Both parties have moved well to the left. Barack Obama and Blair's successor, Gordon Brown, head governments that are running budget deficits of 10 percent of gross domestic product. Both are promoting higher taxes and expansion of government programs.

So what's so wrong with the Third Way strategy that both parties have dumped it? There's no indication that the Third Way has lost popularity with the voters. But the "lurch to the left" has certainly run into trouble, so much so that the left is blaming the voters as bigots (Britain) and racists (US).

The answer to the problem is simple. The liberal elite in both countries never really believed in the Third Way. The Third Way was always just a tactical maneuver.

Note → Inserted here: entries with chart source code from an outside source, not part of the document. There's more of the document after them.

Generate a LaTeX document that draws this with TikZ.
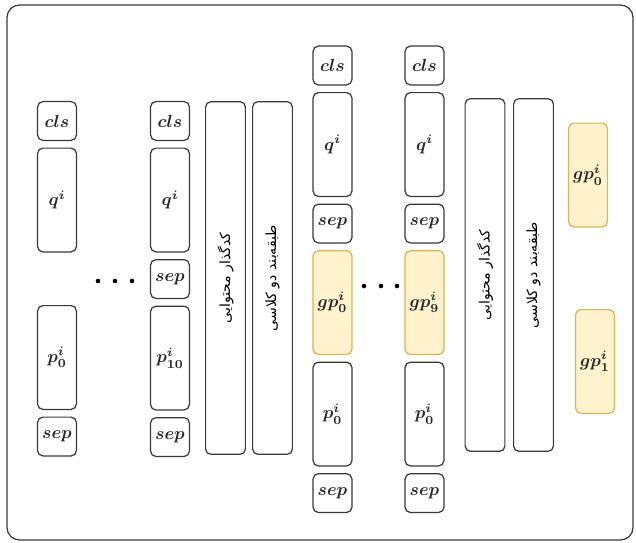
\documentclass[tikz,border=0pt]{standalone}
\usepackage{fontspec}
\usetikzlibrary{positioning}
\newfontfamily\persianfont[Script=Arabic]{DejaVu Sans}
\TeXXeTstate=1
\definecolor{gpfill}{HTML}{FFF2CC}
\definecolor{gpline}{HTML}{D6B656}
\definecolor{boxline}{HTML}{3A3A3A}

\begin{document}
\begin{tikzpicture}[
  x=0.02cm, y=-0.02cm,
  token/.style={
    draw=boxline,
    line width=0.7pt,
    rounded corners=3pt,
    fill=white,
    text=black!85,
    font=\boldmath,
    minimum width=0.776cm,
    minimum height=0.776cm,
    inner sep=0pt,
  },
  segment/.style={
    token,
    minimum height=2.076cm,
  },
  golden/.style={
    segment,
    draw=gpline,
    fill=gpfill,
  },
  module/.style={
    draw=boxline,
    line width=0.7pt,
    rounded corners=3pt,
    rotate=90,
    minimum width=7.055cm,
    minimum height=0.795cm,
    inner sep=0pt,
    font=\persianfont\footnotesize,
  }
]
  \useasboundingbox (0,0) rectangle (636,542);
  \draw[boxline, line width=0.7pt, rounded corners=0.25cm] (7,5) rectangle (633,540);

  % === FIRST STAGE: query with passages ===
  % input 0 (no sep after the query)
  \node[token] (a-cls) at (57,121) {$cls$};
  \node[segment, below=0.13cm of a-cls] (a-q) {$q^i$};
  \node[segment] (a-p) at (57,357.5) {$p^i_0$};
  \node[token, below=0.13cm of a-p] (a-sep) {$sep$};

  % input 10
  \node[token] (b-cls) at (170,121) {$cls$};
  \node[segment, below=0.13cm of b-cls] (b-q) {$q^i$};
  \node[token, below=0.13cm of b-q] (b-sep1) {$sep$};
  \node[segment, below=0.13cm of b-sep1] (b-p) {$p^i_{10}$};
  \node[token, below=0.13cm of b-p] (b-sep2) {$sep$};

  \foreach \x in {98,115,132}
    \fill (\x,281) circle (1.3pt);

  % encoder and classifier
  \node[module] (enc-a) at (225.5,278) {\beginR کدگذار محتوایی\endR};
  \node[module] (clf-a) at (272.5,278) {\beginR طبقه‌بند دو کلاسی\endR};

  % === SECOND STAGE: query, golden passage, passage ===
  \node[token] (c-cls) at (332.5,65.5) {$cls$};
  \node[segment, below=0.13cm of c-cls] (c-q) {$q^i$};
  \node[token, below=0.13cm of c-q] (c-sep1) {$sep$};
  \node[golden, below=0.13cm of c-sep1] (c-gp) {$gp^i_0$};
  \node[segment, below=0.13cm of c-gp] (c-p) {$p^i_0$};
  \node[token, below=0.13cm of c-p] (c-sep2) {$sep$};

  \node[token] (d-cls) at (424.5,65.5) {$cls$};
  \node[segment, below=0.13cm of d-cls] (d-q) {$q^i$};
  \node[token, below=0.13cm of d-q] (d-sep1) {$sep$};
  \node[golden, below=0.13cm of d-sep1] (d-gp) {$gp^i_9$};
  \node[segment, below=0.13cm of d-gp] (d-p) {$p^i_0$};
  \node[token, below=0.13cm of d-p] (d-sep2) {$sep$};

  \foreach \x in {364,381,397}
    \fill (\x,286) circle (1.3pt);

  \node[module] (enc-b) at (485,275) {\beginR کدگذار محتوایی\endR};
  \node[module] (clf-b) at (533.5,275) {\beginR طبقه‌بند دو کلاسی\endR};

  % outputs
  \node[golden] (out-0) at (588,175) {$gp^i_0$};
  \node[golden] (out-1) at (595,361.5) {$gp^i_1$};

\end{tikzpicture}
\end{document}
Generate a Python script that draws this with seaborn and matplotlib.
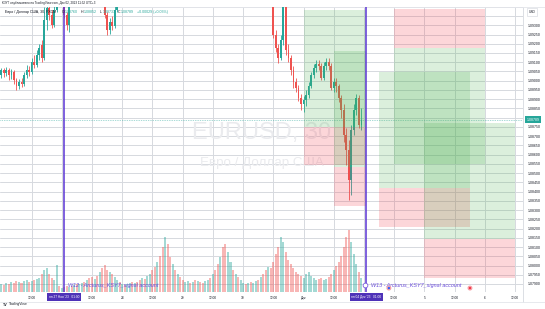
import matplotlib
matplotlib.use("Agg")
import matplotlib.pyplot as plt
import matplotlib.transforms as mtransforms
import numpy as np
import seaborn as sns

# ---------------- data ----------------
# hour index: 0 = Mon 27 Nov 2023 00:00 (UTC+3), weekend collapsed, 1 bar = 1 h
bar_hour = list(range(-24, -1)) + [1, 2, 3] + list(range(17, 23)) + list(range(84, 120))
bar_open = [1.09031, 1.09058, 1.09042, 1.09058, 1.09031, 1.09047, 1.09004, 1.08971, 1.08993, 1.08982,
            1.09031, 1.09058, 1.09047, 1.09101, 1.09085, 1.09139, 1.09193, 1.09123, 1.09329, 1.09394,
            1.09356, 1.09302, 1.09383,
            1.09464, 1.09356, 1.09302,
            1.09464, 1.09356, 1.09274, 1.09318, 1.09296, 1.09383,
            1.09464, 1.09247, 1.09177, 1.09123, 1.09220, 1.09410, 1.09166, 1.09123, 1.09058, 1.08993,
            1.08961, 1.08906, 1.08874, 1.08896, 1.08923, 1.08971, 1.09031, 1.09069, 1.09090, 1.09080,
            1.09015, 1.09080, 1.09101, 1.09080, 1.08961, 1.08993, 1.08971, 1.08906, 1.08842, 1.08706,
            1.08625, 1.08463, 1.08733, 1.08842, 1.08906, 1.08760]
bar_high = [1.09069, 1.09069, 1.09074, 1.09069, 1.09063, 1.09058, 1.09015, 1.09009, 1.09015, 1.09047,
            1.09085, 1.09080, 1.09123, 1.09139, 1.09166, 1.09199, 1.09220, 1.09399, 1.09464, 1.09464,
            1.09383, 1.09426, 1.09491,
            1.09491, 1.09372, 1.09464,
            1.09491, 1.09372, 1.09339, 1.09350, 1.09410, 1.09491,
            1.09491, 1.09274, 1.09199, 1.09247, 1.09464, 1.09426, 1.09199, 1.09139, 1.09080, 1.09015,
            1.08977, 1.08928, 1.08917, 1.08950, 1.08993, 1.09047, 1.09090, 1.09112, 1.09112, 1.09096,
            1.09101, 1.09123, 1.09123, 1.09096, 1.09015, 1.09015, 1.08982, 1.08923, 1.08874, 1.08744,
            1.08679, 1.08760, 1.08874, 1.08928, 1.08923, 1.08852]
bar_low = [1.09015, 1.09020, 1.09026, 1.09004, 1.09009, 1.08982, 1.08950, 1.08955, 1.08966, 1.08971,
           1.09015, 1.09026, 1.09036, 1.09069, 1.09074, 1.09112, 1.09101, 1.09112, 1.09274, 1.09329,
           1.09285, 1.09291, 1.09372,
           1.09339, 1.09274, 1.09264,
           1.09339, 1.09247, 1.09253, 1.09274, 1.09285, 1.09372,
           1.09231, 1.09155, 1.09096, 1.09112, 1.09193, 1.09139, 1.09101, 1.09031, 1.08961, 1.08939,
           1.08890, 1.08842, 1.08831, 1.08863, 1.08906, 1.08961, 1.09015, 1.09047, 1.09058, 1.09004,
           1.09004, 1.09058, 1.09058, 1.08950, 1.08939, 1.08939, 1.08885, 1.08798, 1.08668, 1.08544,
           1.08355, 1.08382, 1.08706, 1.08815, 1.08744, 1.08733]
bar_close = [1.09058, 1.09042, 1.09058, 1.09031, 1.09047, 1.09004, 1.08971, 1.08993, 1.08982, 1.09031,
             1.09058, 1.09047, 1.09101, 1.09085, 1.09139, 1.09177, 1.09123, 1.09329, 1.09394, 1.09356,
             1.09302, 1.09383, 1.09464,
             1.09356, 1.09302, 1.09437,
             1.09356, 1.09274, 1.09318, 1.09296, 1.09383, 1.09464,
             1.09247, 1.09177, 1.09123, 1.09220, 1.09410, 1.09166, 1.09123, 1.09058, 1.08993, 1.08961,
             1.08906, 1.08874, 1.08896, 1.08923, 1.08971, 1.09031, 1.09069, 1.09090, 1.09080, 1.09015,
             1.09080, 1.09101, 1.09080, 1.08961, 1.08993, 1.08971, 1.08906, 1.08842, 1.08706, 1.08625,
             1.08463, 1.08733, 1.08842, 1.08906, 1.08760, 1.08789]

vol_hour = list(range(-24, 120))
volume = [800, 700, 900, 800, 1000, 900, 1100, 1000, 900, 1100, 1200, 1000, 1100, 1200, 1300, 1400,
          1800, 2200, 2400, 1800, 1400, 1200, 2700, 600,
          400, 500, 600, 500, 600, 700, 800, 800, 900, 1000, 1200, 1400, 1500, 1300, 1600, 2000,
          2400, 2700, 2200, 2000, 1800, 1500, 1200, 1000,
          800, 700, 800, 900, 1000, 900, 1000, 1200, 1400, 1300, 1600, 1800, 2200, 2500, 3000, 3600,
          4500, 5500, 4800, 3500, 2800, 2200, 1800, 1500,
          1200, 1000, 1100, 900, 1000, 1200, 1100, 1000, 900, 1100, 1200, 1400, 1800, 2200, 2800, 3500,
          4500, 4800, 4000, 3000, 2200, 1800, 1500, 1200,
          900, 800, 900, 1000, 900, 1100, 1200, 1500, 1800, 2200, 2500, 2400, 3000, 3800, 4500, 5500,
          5000, 4000, 3200, 2800, 2400, 2000, 1800, 1600,
          1400, 1800, 2000, 1600, 1400, 1200, 1300, 1400, 1200, 1300, 1500, 1800, 2200, 2600, 3000, 3600,
          4500, 5500, 6200, 5000, 3800, 2800, 2000, 1400]
vol_up = [1, 0, 1, 0, 1, 0, 0, 1, 0, 1, 1, 0, 1, 0, 1, 1, 0, 1, 1, 0, 0, 1, 1, 0,
          1, 0, 0, 1, 0, 1, 0, 1, 1, 0, 1, 0, 0, 1, 0, 1, 0, 0, 0, 1, 0, 1, 1, 0,
          1, 0, 1, 1, 0, 1, 0, 0, 1, 0, 1, 1, 0, 0, 1, 0, 0, 1, 0, 0, 1, 0, 1, 0,
          0, 1, 1, 0, 1, 0, 1, 0, 0, 1, 1, 0, 1, 0, 0, 1, 0, 0, 1, 1, 0, 1, 0, 1,
          1, 0, 1, 0, 1, 1, 0, 1, 0, 0, 1, 0, 0, 0, 0, 1, 1, 0, 0, 0, 0, 0, 0, 0,
          1, 1, 1, 1, 1, 1, 0, 0, 1, 1, 0, 0, 1, 0, 0, 0, 0, 0, 0, 1, 1, 1, 0, 1]

last_price = 1.08789

# position tools: (start hour, end hour, entry, target, stop)
pos_start = [96, 108, 126, 144, 132]
pos_end = [121, 121, 162, 180, 168]
pos_entry = [1.08750, 1.08533, 1.08419, 1.08144, 1.09177]
pos_target = [1.09383, 1.09161, 1.09047, 1.08771, 1.08549]
pos_stop = [1.08544, 1.08322, 1.08208, 1.07932, 1.09388]

week_hours = [1, 121]
week_labels = ["W12 - Arcturus_KSY7_signal account", "W13 - Arcturus_KSY7_signal account"]
week_dates = ["пн 27 Ноя '23   01:00", "пн 04 Дек '23   01:00"]

time_tick_hours = [-12, 12, 24, 36, 48, 60, 72, 84, 96, 108, 132, 144, 156, 168, 180]
time_tick_labels = ["12:00", "12:00", "28", "12:00", "29", "12:00", "30", "12:00", "Дек", "12:00",
                    "12:00", "5", "12:00", "6", "12:00"]

event_hours = [129.9, 162.1]
event_kind = ["blue", "red"]

# ---------------- style ----------------
sns.set_theme(style="white")
plt.rcParams['font.family'] = ['Liberation Sans', 'DejaVu Sans']

UP, DOWN = '#26a69a', '#ef5350'
PURPLE = '#5b36d4'
GRID = '#d6d9df'
TXT = '#131722'

W, H = 545, 309
fig = plt.figure(figsize=(W / 100, H / 100), dpi=100)
fig.patch.set_facecolor('white')

pl, pr, pt, pb = 0, 523, 7, 292
rect = [pl / W, 1 - pb / H, (pr - pl) / W, (pb - pt) / H]
xlim = (-24.54, 183.16)
ylim = (1.078567, 1.093989)

ax0 = fig.add_axes(rect)   # grid / labels / watermark
ax2 = fig.add_axes(rect)   # volume
ax = fig.add_axes(rect)    # price
for a in (ax0, ax2, ax):
    a.set_xlim(*xlim)
    for s in a.spines.values():
        s.set_visible(False)
ax0.set_ylim(*ylim)
ax.set_ylim(*ylim)
ax0.set_zorder(0)
ax2.set_zorder(1)
ax.set_zorder(2)
ax2.patch.set_visible(False)
ax.patch.set_visible(False)
ax0.set_facecolor('white')

# grid
price_ticks = np.round(np.arange(1.0790, 1.09401, 0.0005), 4)
for p in price_ticks:
    ax0.axhline(p, color=GRID, lw=0.7, zorder=0)
for hgrid in range(-12, 181, 12):
    ax0.axvline(hgrid, color=GRID, lw=0.7, zorder=0)

# price axis labels (right)
lab_ticks = [p for p in price_ticks if p <= 1.0930]
ax0.yaxis.tick_right()
ax0.set_yticks(lab_ticks)
ax0.set_yticklabels(["" if abs(p - 1.0880) < 1e-6 else f"{p:.5f}" for p in lab_ticks])
ax0.tick_params(axis='y', length=0, pad=3.2, labelsize=2.5, labelcolor=TXT)

# time axis labels
ax0.set_xticks(time_tick_hours)
ax0.set_xticklabels(time_tick_labels)
ax0.tick_params(axis='x', length=0, pad=2.6, labelsize=2.3, labelcolor=TXT)
for a in (ax, ax2):
    a.set_xticks([])
    a.set_yticks([])

# watermark
ax0.text(0.5, 0.558, "EURUSD, 30", transform=ax0.transAxes, ha='center', va='center',
         fontsize=17, color='#eaebee', zorder=1)
ax0.text(0.5, 0.453, "Евро / Доллар США", transform=ax0.transAxes, ha='center', va='center',
         fontsize=9.6, color='#eaebee', zorder=1)

# volume
vmax = max(volume)
ax2.set_ylim(0, vmax * 4.6)
ax2.bar(vol_hour, volume, width=0.8,
        color=[UP if u else DOWN for u in vol_up], alpha=0.42, linewidth=0)

# candles
cols = [UP if c >= o else DOWN for o, c in zip(bar_open, bar_close)]
ax.vlines(bar_hour, bar_low, bar_high, colors=cols, lw=0.6, zorder=3)
bodies = [max(abs(c - o), 0.00003) for o, c in zip(bar_open, bar_close)]
ax.bar(bar_hour, bodies, bottom=[min(o, c) for o, c in zip(bar_open, bar_close)],
       width=0.72, color=cols, linewidth=0, zorder=4)

# last price line
ax.axhline(last_price, color=UP, lw=0.5, ls=(0, (1, 1.5)), alpha=0.8, zorder=3)

# position tools
for s, e, en, tp, sl in zip(pos_start, pos_end, pos_entry, pos_target, pos_stop):
    ax.fill_between([s, e], en, tp, color='#4caf50', alpha=0.2, lw=0, zorder=5)
    ax.fill_between([s, e], en, sl, color='#f23645', alpha=0.2, lw=0, zorder=5)

# week lines and labels
blend_ax = mtransforms.blended_transform_factory(ax.transData, ax.transAxes)
blend0 = mtransforms.blended_transform_factory(ax0.transData, ax0.transAxes)
for wh, wl, wd in zip(week_hours, week_labels, week_dates):
    ax.axvline(wh, color=PURPLE, lw=1.1, zorder=6)
    ax.text(wh + 1.6, 0.0245, wl, transform=blend_ax, ha='left', va='center', fontsize=3.9,
            style='italic', color='#6a4cdc', zorder=7)
    ax0.text(wh, -0.0175, wd, transform=blend0, ha='center', va='center', fontsize=2.3,
             color='white', clip_on=False, zorder=8,
             bbox=dict(boxstyle='square,pad=0.55', fc='#4e32b8', ec='none'))

# circle marker near W13 line
ax.plot([week_hours[1] - 0.4], [0.023], marker='o', ms=3.4, mfc='white', mec='#7b5be0', mew=0.6,
        transform=blend_ax, zorder=8, clip_on=False)

# event markers
ev_y = 1.07878
sns.scatterplot(x=event_hours, y=[ev_y] * len(event_hours), hue=event_kind,
                palette={"blue": '#2962ff', "red": '#f23645'}, s=7, edgecolor='#f7a1a8',
                linewidth=0.9, legend=False, ax=ax, zorder=8, clip_on=False)
ax.set_xlim(*xlim)
ax.set_ylim(*ylim)

# current price label
blend_y = mtransforms.blended_transform_factory(ax0.transAxes, ax0.transData)
ax0.text(1.0 + 3.5 / 523, last_price, f"{last_price:.5f}", transform=blend_y, ha='left',
         va='center', fontsize=2.5, color='white', clip_on=False, zorder=9,
         bbox=dict(boxstyle='square,pad=0.45', fc=UP, ec='none'))

# USD label
fig.text(529 / W, 1 - 12 / H, "USD", fontsize=2.3, color=TXT, ha='left', va='center',
         bbox=dict(boxstyle='square,pad=0.5', fc='white', ec='#d1d4dc', lw=0.4))

# frame lines
fig.add_artist(plt.Line2D([pr / W, pr / W], [1 - 302 / H, 1 - pt / H], color='#d6d9df', lw=0.6))
fig.add_artist(plt.Line2D([0, 1], [1 - 302 / H, 1 - 302 / H], color='#e3e5ea', lw=0.6))
fig.add_artist(plt.Line2D([0, 1], [1 - pt / H, 1 - pt / H], color='#e3e5ea', lw=0.6))

# header texts
fig.text(2 / W, 1 - 3 / H, "K3Y7 опубликовано на TradingView.com, Дек 02, 2023 11:32 UTC+3",
         fontsize=2.2, color=TXT, ha='left', va='center')
fig.text(5 / W, 1 - 12 / H, "Евро / Доллар США, 30, FXCM", fontsize=2.6, color=TXT,
         ha='left', va='center', zorder=10)
legend_items = [("O", "1.08760", 62), ("H", "1.08852", 81), ("L", "1.08733", 100),
                ("C", "1.08789", 118)]
for letter, val, xp in legend_items:
    fig.text(xp / W, 1 - 12 / H, letter, fontsize=2.6, color=TXT, ha='left', va='center', zorder=10)
    fig.text((xp + 3) / W, 1 - 12 / H, val, fontsize=2.6, color=UP, ha='left', va='center', zorder=10)
fig.text(137 / W, 1 - 12 / H, "+0.00029 (+0.03%)", fontsize=2.6, color=UP, ha='left',
         va='center', zorder=10)

# footer logo
fig.text(3 / W, 1 - 304.5 / H, "TV", fontsize=2.6, fontweight='bold', color=TXT, ha='left', va='center')
fig.text(9 / W, 1 - 304.5 / H, "TradingView", fontsize=2.4, color=TXT, ha='left', va='center')

fig.savefig("out.png", dpi=100, facecolor='white')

Instead the liberal elite believes in itself. It believes that the enlightened elite should guide the political sector and that the political sector should closely micromanage the economic sector. The moral/cultural sector should stay out of it except when it speaks with a liberal or secular voice.

There's no point in being an enlightened, educated elite unless you get the power and the prestige as well. A lightly regulated, self-responsible economic sector would be no fun at all to the liberal elite, for it would suggest that the elite and its expertise was unnecessary.

The fact is that this is nothing new. Ever since Rousseau in the 18th century the educated class has believed that it was born to rule, and it has argued tirelessly that nobody else was morally or ethically fit to rule. Not the middle class, not the capitalists, and certainly not the religious leaders. And of course the working class, bless their hearts, needed guidance.

There's a problem with this political philosophy. It is that the educated elite knows nothing about the practical things of making and doing. It wants to stand around naming and blaming, taxing and spending. And it also wants to thrill to the roar of the crowd. But its plans and programs always end in corruption and failure.

There will be more "Third Ways" in our future, and more New Democrats and New Labours. The liberal educated elite moves tactically to the center whenever it needs to. But after it gets elected it soon gets back to its old habits, and we end up with Obamas and Browns.

One wag recently went to the London zoo and decided that Gordon Brown "is like a camel in a filthy mood."

Who knows what Barack Obama will look like after another year or two as president?

1 comment:

  1. Yea, the problem with the educated, liberal elite is that they have a nasty tendency to use and follow facts and science. And the most apparent fact these days is that a "lightly regulated, self-responsible economic sector" just brought about the worst recession since the Great Depression. Another fact is that both parties, under the influence of the wealthy and corporate, have shifted right, not left. Our enemy is the free-market capitalists who advocate a low-tax, low-service society. The conservative members of the US Supreme Court just handed over to corporations the right to free speech that should belong to the people. And a deregulated oil well whose owners avoided paying $500,000 for a shut off device is destroying the environment and the economy of the Gulf states if not the whole country. That's what this shift to the right has brought us, friend. Get some facts.